Experts are becoming concerned about the potential for oversupply in the rental market around the nation’s capital, they indicated at the RealShare Apartments East conference.
Some remain positive when they look at the near future of rental housing, citing strong fundamentals, available debt and equity and the currently limited development pipeline for multifamily properties, GlobeSt.com reports.
At the same time, panelist Wistar Wood told conference attendees he thinks the D.C. metro area in particular may see less of a strong trend due to a large number of units scheduled to open soon, a concern he indicated applies to some other areas of the East Coast as well.

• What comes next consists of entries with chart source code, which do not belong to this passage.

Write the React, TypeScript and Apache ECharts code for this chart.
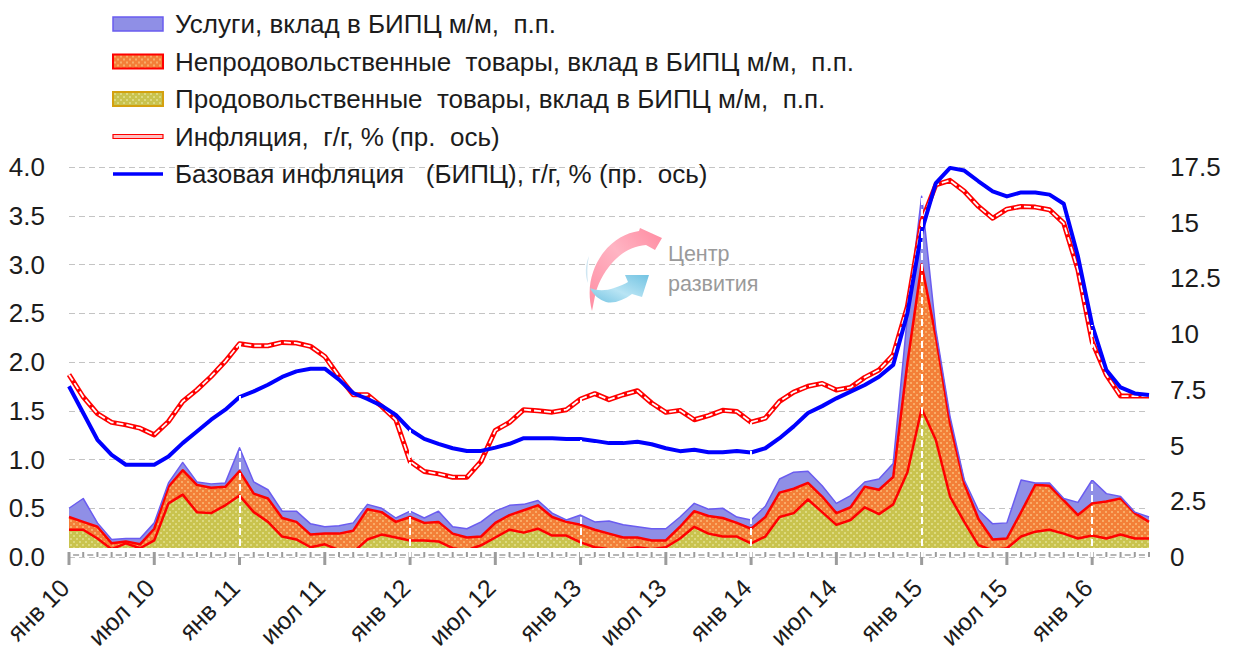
import React, { useEffect, useRef } from "react";
import * as echarts from "echarts";

const MONTHS = ["янв", "фев", "мар", "апр", "май", "июн", "июл", "авг", "сен", "окт", "ноя", "дек"];
const YEARS = [10, 11, 12, 13, 14, 15, 16];
const categories: string[] = [];
YEARS.forEach((y) => MONTHS.forEach((m, i) => { if (y < 16 || i <= 4) categories.push(m + " " + y); }));

const food = [.28,.28,.19,.08,.14,.09,.17,.55,.64,.46,.45,.53,.63,.46,.36,.21,.18,.1,.13,.07,.05,.18,.23,.2,.17,.17,.16,.09,.07,.12,.2,.28,.25,.29,.22,.22,.15,.1,.08,.08,.1,.08,.1,.19,.31,.24,.21,.21,.14,.21,.41,.45,.59,.46,.33,.38,.51,.44,.54,.87,1.52,1.2,.62,.36,.12,.07,.09,.21,.26,.28,.24,.19,.22,.19,.23,.19,.19];
const nonFood = [.13,.08,.12,.06,.02,.04,.12,.17,.25,.28,.26,.19,.25,.19,.24,.19,.18,.13,.11,.17,.22,.31,.23,.16,.24,.18,.2,.15,.13,.09,.15,.15,.23,.24,.19,.14,.18,.18,.16,.12,.1,.09,.07,.12,.16,.18,.19,.14,.15,.2,.25,.25,.17,.16,.12,.13,.21,.25,.28,1.12,1.48,1.06,.75,.39,.27,.11,.1,.25,.48,.45,.34,.24,.33,.38,.37,.26,.17];
const services = [.09,.24,.04,.04,.03,.06,.06,.04,.08,.03,.04,.04,.24,.12,.09,.07,.11,.11,.07,.08,.08,.05,.04,.04,.06,.05,.11,.07,.09,.15,.12,.1,.06,.05,.04,.02,.1,.08,.13,.13,.11,.12,.12,.1,.08,.07,.1,.06,.09,.11,.14,.17,.12,.11,.1,.12,.05,.11,.14,.48,.7,.07,.07,.04,.09,.16,.16,.33,.02,.03,.02,.13,.24,.08,.02,.01,.05];
const inflation = [8.18,7.18,6.43,6.04,5.93,5.78,5.48,6.08,6.98,7.5,8.1,8.78,9.57,9.48,9.48,9.63,9.6,9.45,9.0,8.1,7.28,7.28,6.76,6.16,4.29,3.84,3.73,3.58,3.58,4.29,5.68,6.04,6.61,6.56,6.5,6.61,7.09,7.33,7.06,7.28,7.46,6.91,6.49,6.58,6.16,6.34,6.58,6.53,6.05,6.23,6.98,7.4,7.66,7.79,7.49,7.61,8.06,8.39,9.07,11.24,15.06,16.7,16.9,16.41,15.73,15.2,15.61,15.73,15.7,15.58,14.98,12.89,9.66,8.17,7.22,7.22,7.22];
const coreInflation = [7.66,6.46,5.26,4.58,4.14,4.14,4.14,4.51,5.11,5.63,6.16,6.61,7.18,7.43,7.73,8.08,8.33,8.45,8.45,7.96,7.36,7.09,6.79,6.38,5.71,5.3,5.08,4.88,4.76,4.76,4.91,5.08,5.33,5.33,5.33,5.29,5.29,5.21,5.11,5.11,5.17,5.06,4.88,4.75,4.81,4.7,4.7,4.76,4.69,4.88,5.33,5.86,6.46,6.77,7.12,7.42,7.72,8.09,8.62,10.94,14.61,16.78,17.46,17.34,16.86,16.41,16.18,16.36,16.36,16.26,15.85,13.49,10.41,8.39,7.61,7.34,7.27];

const NAME_SERVICES = "Услуги, вклад в БИПЦ м/м,  п.п.";
const NAME_NONFOOD = "Непродовольственные  товары, вклад в БИПЦ м/м,  п.п.";
const NAME_FOOD = "Продовольственные  товары, вклад в БИПЦ м/м,  п.п.";
const NAME_INFL = "Инфляция,  г/г, % (пр.  ось)";
const NAME_CORE = "Базовая инфляция   (БИПЦ), г/г, % (пр.  ось)";

const FONT = "'Liberation Sans', Arial, sans-serif";
const TEXT = "#1c1c1c";
const TICK = "#9c9c9c";
const LINE_ICON = (h: number) => `path://M0 0h0M0 ${7 - h / 2}h50v${h}h-50zM50 14h0`;

function dots(bg: string, dot: string) {
  const c = document.createElement("canvas");
  c.width = 6; c.height = 6;
  const g = c.getContext("2d")!;
  g.fillStyle = bg; g.fillRect(0, 0, 6, 6);
  g.fillStyle = dot;
  g.fillRect(1, 1, 2, 2);
  g.fillRect(4, 4, 2, 2);
  return { image: c, repeat: "repeat", imageWidth: 6, imageHeight: 6 } as any;
}

const ARROW_PINK = "M592 311C586 288 592 268 603 253C614 239 626 233 639 231L640 228L662 238L655 250L646 245C632 246 621 253 612 263C603 273 597 286 595 296Z";
const ARROW_BLUE = "M590 288C597 291 606 291 614 288C620 286 625 284 628 282L625 275L649 275L642 297L632 294C624 300 614 304 606 302C600 300 593 295 590 288Z";
const SWOOSH = "M589 256C585 265 585 276 588 283C587 274 587 265 589 256Z";
echarts.graphic.registerShape("logoPink", echarts.graphic.extendPath(ARROW_PINK, {}) as any);
echarts.graphic.registerShape("logoBlue", echarts.graphic.extendPath(ARROW_BLUE, {}) as any);
echarts.graphic.registerShape("logoSwoosh", echarts.graphic.extendPath(SWOOSH, {}) as any);

export default function App() {
  const ref = useRef<HTMLDivElement>(null);
  useEffect(() => {
    const chart = echarts.init(ref.current!, undefined, { renderer: "svg" });
    const foodFill = dots("#c9c34e", "#dcd97f");
    const nonFoodFill = dots("#f37f38", "#f8ac68");
    const stack = "cpi";
    const jan = categories.map((c, i) => (c.startsWith("янв") && i > 0 ? i : -1)).filter((i) => i >= 0);
    const drops = jan.map((i) => {
      const top = Math.max(inflation[i], coreInflation[i], (food[i] + nonFood[i] + services[i]) * (17.5 / 4));
      return [{ coord: [i, 0] }, { coord: [i, top] }];
    });
    const area = (name: string, data: number[], fill: any, line: string, w: number) => ({
      name, type: "line", stack, data, showSymbol: false, symbol: "none", z: 2,
      lineStyle: { color: line, width: w, join: "round" },
      itemStyle: { color: line },
      areaStyle: { color: fill, opacity: 1 },
    });
    const option: any = {
      animation: false,
      backgroundColor: "#fff",
      grid: { left: 69, right: 84, top: 167, bottom: 98, containLabel: false },
      legend: {
        orient: "vertical", left: 107, top: 6, itemWidth: 50, itemHeight: 14, itemGap: 11.5, selectedMode: false,
        textStyle: { fontFamily: FONT, fontSize: 26, color: TEXT, padding: [0, 0, 0, 7], height: 25, lineHeight: 25 },
        data: [
          { name: NAME_SERVICES, icon: "rect", itemStyle: { color: "#8f8fe6", borderColor: "#6a5cf0", borderWidth: 1.5 } },
          { name: NAME_NONFOOD, icon: "rect", itemStyle: { color: nonFoodFill, borderColor: "#ff0000", borderWidth: 2 } },
          { name: NAME_FOOD, icon: "rect", itemStyle: { color: foodFill, borderColor: "#d4a10f", borderWidth: 2 } },
          { name: NAME_INFL, icon: LINE_ICON(4), itemStyle: { color: "#ffc0c0", borderColor: "#ff0000", borderWidth: 1.2 } },
          { name: NAME_CORE, icon: LINE_ICON(3.5), itemStyle: { color: "#0000ff", borderColor: "#0000ff", borderWidth: 0 } },
        ],
      },
      xAxis: {
        type: "category", data: categories, boundaryGap: false, offset: -5,
        axisLine: { show: false },
        axisTick: { show: false },
        axisLabel: { interval: 5, rotate: 45, margin: 27, padding: [0, 6, 0, 0], fontFamily: FONT, fontSize: 25, color: TEXT, showMinLabel: true },
        splitLine: { show: false },
      },
      yAxis: [
        {
          type: "value", min: 0, max: 4, interval: 0.5, position: "left",
          axisLine: { show: false }, axisTick: { show: false },
          axisLabel: { margin: 24, fontFamily: FONT, fontSize: 26, color: TEXT, formatter: (v: number) => v.toFixed(1) },
          splitLine: { show: true, lineStyle: { color: "#c4c4c4", width: 1, type: [6, 4] } },
        },
        {
          type: "value", min: 0, max: 17.5, interval: 2.5, position: "right",
          axisLine: { show: false }, axisTick: { show: false },
          axisLabel: { margin: 21, fontFamily: FONT, fontSize: 26, color: TEXT },
          splitLine: { show: false },
        },
      ],
      series: [
        area(NAME_FOOD, food, foodFill, "#ff0000", 2.5),
        area(NAME_NONFOOD, nonFood, nonFoodFill, "#ff0000", 2.5),
        area(NAME_SERVICES, services, "#8f8fe6", "#6a5cf0", 1.5),
        {
          name: "axisTicks", type: "custom", z: 5, clip: false, silent: true,
          data: categories.map((_, i) => [i, 0]),
          encode: { x: 0, y: 1 },
          renderItem: (params: any, api: any) => {
            const i = params.dataIndex;
            const [x, y0] = api.coord([i, 0]);
            const major = i % 6 === 0;
            const next = api.coord([i + 1, 0])[0];
            const children: any[] = [{
              type: "line",
              shape: { x1: x, y1: y0 - 5, x2: x, y2: y0 + (major ? 8 : 0) },
              style: { stroke: TICK, lineWidth: major ? 3 : 2, fill: null },
            }];
            if (i < categories.length - 1) {
              const mid = (x + next) / 2;
              children.push({
                type: "line",
                shape: { x1: mid - 3, y1: y0 - 2, x2: mid + 3, y2: y0 - 2 },
                style: { stroke: TICK, lineWidth: 1.5, fill: null },
              });
            }
            return { type: "group", children };
          },
        },
        {
          name: NAME_INFL, type: "line", yAxisIndex: 1, data: inflation, showSymbol: false, symbol: "none", z: 4,
          lineStyle: { color: "#ff0000", width: 5, join: "round" }, itemStyle: { color: "#ff0000" },
        },
        {
          name: "inflationCentre", type: "line", yAxisIndex: 1, data: inflation, showSymbol: false, symbol: "none", z: 4,
          lineStyle: { color: "#ffffff", width: 1.8, type: [7, 3] }, itemStyle: { color: "#ffffff" },
        },
        {
          name: NAME_CORE, type: "line", yAxisIndex: 1, data: coreInflation, showSymbol: false, symbol: "none", z: 4,
          lineStyle: { color: "#0000ff", width: 4, join: "round" }, itemStyle: { color: "#0000ff" },
          markLine: {
            silent: true, symbol: "none", z: 6, animation: false, label: { show: false },
            lineStyle: { color: "#ffffff", width: 2, type: [7, 4] },
            data: drops,
          },
        },
      ],
      graphic: [
        { type: "rect", z: 3, shape: { x: 60, y: 548, width: 1095, height: 9 }, style: { fill: "#ffffff" }, silent: true },
        {
          type: "logoPink", z: 1, silent: true,
          style: { fill: { type: "linear", x: 0, y: 1, x2: 1, y2: 0, colorStops: [{ offset: 0, color: "#ff8da2" }, { offset: 0.55, color: "#ffb4c3" }, { offset: 1, color: "#ff8aa0" }] } },
        },
        {
          type: "logoBlue", z: 1, silent: true,
          style: { fill: { type: "linear", x: 0, y: 1, x2: 1, y2: 0, colorStops: [{ offset: 0, color: "#72c3e2" }, { offset: 0.45, color: "#b8e4f4" }, { offset: 1, color: "#72c3e2" }] } },
        },
        { type: "logoSwoosh", z: 1, silent: true, style: { fill: "#cfe6f2" } },
        { type: "text", z: 1, silent: true, style: { text: "Центр", x: 668, y: 254, font: `21.5px ${FONT}`, fill: "#9a9a9a", textVerticalAlign: "middle" } },
        { type: "text", z: 1, silent: true, style: { text: "развития", x: 668, y: 284, font: `21.5px ${FONT}`, fill: "#9a9a9a", textVerticalAlign: "middle" } },
      ],
    };
    chart.setOption(option);
    return () => chart.dispose();
  }, []);
  return <div ref={ref} style={{ position: "fixed", left: 0, top: 0, width: 1233, height: 655 }} />;
}
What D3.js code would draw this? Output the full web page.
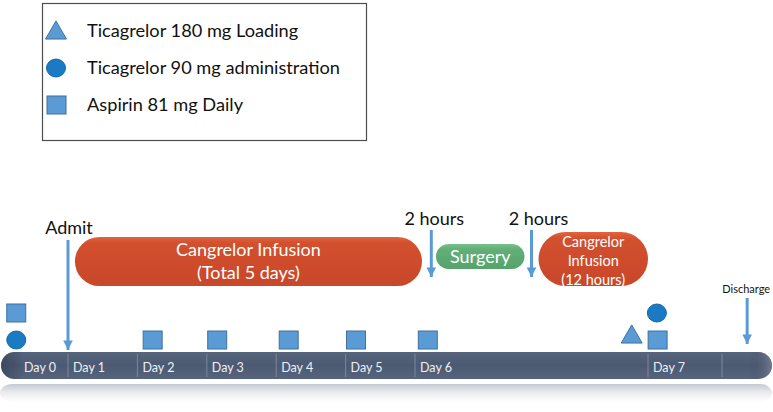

Enough time has passed since the demand for rental housing began to rise that developers are beginning to complete units in significant numbers. If demand is met in some submarkets, those areas may experience downward pressure on rents due to the increased competition.
At the same time, other markets in the region were cited as stronger areas drawing more of the panelists’ attention. In particular, Boston, Nashville, New Jersey, North and South Carolina and New York City were all mentioned as areas that might be ripe for investment as D.C. begins to cool.
Owners and prospective investors in these areas may wish to investigate rental property management companies to find one suitable for helping them make the most of this opportunity.
The panelists also indicated that, whatever the conditions in specific areas, the industry’s overall trend is expected to be a positive one.